Forty-five years after Hamer’s death, that fight is still ongoing. But it’s not for lack of trying on Hamer’s part; she battled against racism with grace, heart, and a ferocity that’s inspired generations of activists.
Blain traces Hamer’s life from her childhood in Mississippi, where she was the youngest of 20 children, raised by sharecroppers; she picked cotton with her family from a young age. She grew up in poverty despite her family’s hard work; the family would eat greens and flour gravy when times were tough. The family endured shocking, violent racism; when her parents saved enough to buy mules, the animals were poisoned by a white neighbor.
Hamer came to activism relatively late; she “found her calling,” Blain writes, when she attended a Student Nonviolent Coordinating Committee meeting when she was 44. Until then, she didn’t know that she had the right to vote.
She quickly became one of the most effective activists for women’s rights, civil rights, and voting rights in the U.S., co-founding the Mississippi Freedom Democratic Party, and speaking across the nation.

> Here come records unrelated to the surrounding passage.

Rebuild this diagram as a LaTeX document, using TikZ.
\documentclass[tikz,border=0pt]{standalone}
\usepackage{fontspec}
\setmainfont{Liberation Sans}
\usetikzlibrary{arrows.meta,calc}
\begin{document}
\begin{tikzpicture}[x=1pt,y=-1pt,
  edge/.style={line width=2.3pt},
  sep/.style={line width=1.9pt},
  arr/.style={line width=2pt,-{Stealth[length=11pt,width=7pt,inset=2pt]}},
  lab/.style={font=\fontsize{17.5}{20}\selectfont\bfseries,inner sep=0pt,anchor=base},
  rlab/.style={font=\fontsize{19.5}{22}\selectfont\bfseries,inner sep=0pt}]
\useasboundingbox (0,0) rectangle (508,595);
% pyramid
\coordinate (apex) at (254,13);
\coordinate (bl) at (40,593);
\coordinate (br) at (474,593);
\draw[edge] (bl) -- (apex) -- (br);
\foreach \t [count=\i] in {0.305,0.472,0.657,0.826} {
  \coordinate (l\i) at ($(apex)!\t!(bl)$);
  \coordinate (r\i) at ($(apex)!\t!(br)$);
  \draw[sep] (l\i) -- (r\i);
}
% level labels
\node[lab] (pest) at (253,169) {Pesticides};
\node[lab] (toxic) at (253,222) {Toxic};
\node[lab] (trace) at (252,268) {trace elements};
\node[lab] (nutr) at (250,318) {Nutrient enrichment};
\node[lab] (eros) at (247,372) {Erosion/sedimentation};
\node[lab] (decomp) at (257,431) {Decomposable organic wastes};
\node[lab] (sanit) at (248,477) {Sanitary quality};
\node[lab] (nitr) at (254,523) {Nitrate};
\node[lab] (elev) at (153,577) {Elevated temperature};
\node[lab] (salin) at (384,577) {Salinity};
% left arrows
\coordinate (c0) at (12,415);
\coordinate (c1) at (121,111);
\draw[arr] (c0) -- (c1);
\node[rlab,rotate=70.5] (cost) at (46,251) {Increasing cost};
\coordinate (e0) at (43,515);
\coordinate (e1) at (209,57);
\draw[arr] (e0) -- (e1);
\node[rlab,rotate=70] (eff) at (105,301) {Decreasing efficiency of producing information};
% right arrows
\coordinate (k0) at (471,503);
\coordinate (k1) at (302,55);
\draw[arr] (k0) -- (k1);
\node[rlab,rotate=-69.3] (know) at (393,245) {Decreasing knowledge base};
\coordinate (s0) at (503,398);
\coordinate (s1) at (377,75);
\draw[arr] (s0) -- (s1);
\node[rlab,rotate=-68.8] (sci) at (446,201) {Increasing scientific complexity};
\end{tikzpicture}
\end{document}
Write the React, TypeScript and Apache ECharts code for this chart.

Blain does an excellent job not just chronicling Hamer’s life, but explaining why it matters. Until I Am Free is a slim book, but it sacrifices nothing; it’s a complete look at a woman whose work was integral to the civil rights movement. Blain writes beautifully, and she seamlessly blends biography with analysis. “More than forty years since Hamer’s death, her words still speak truth to power, laying bare the faults in American society and offering valuable insights on how we might yet continue the fight to help the nation live up to its core ideals of ‘equality and justice for all,’” Blain writes.
Hamer should, by all rights, be a household name; her activism gave hope to countless Americans, and the country is better for having had her fight for it. Until I Am Free is moving, brilliant, and gorgeously written—it’s the biography that Hamer deserves.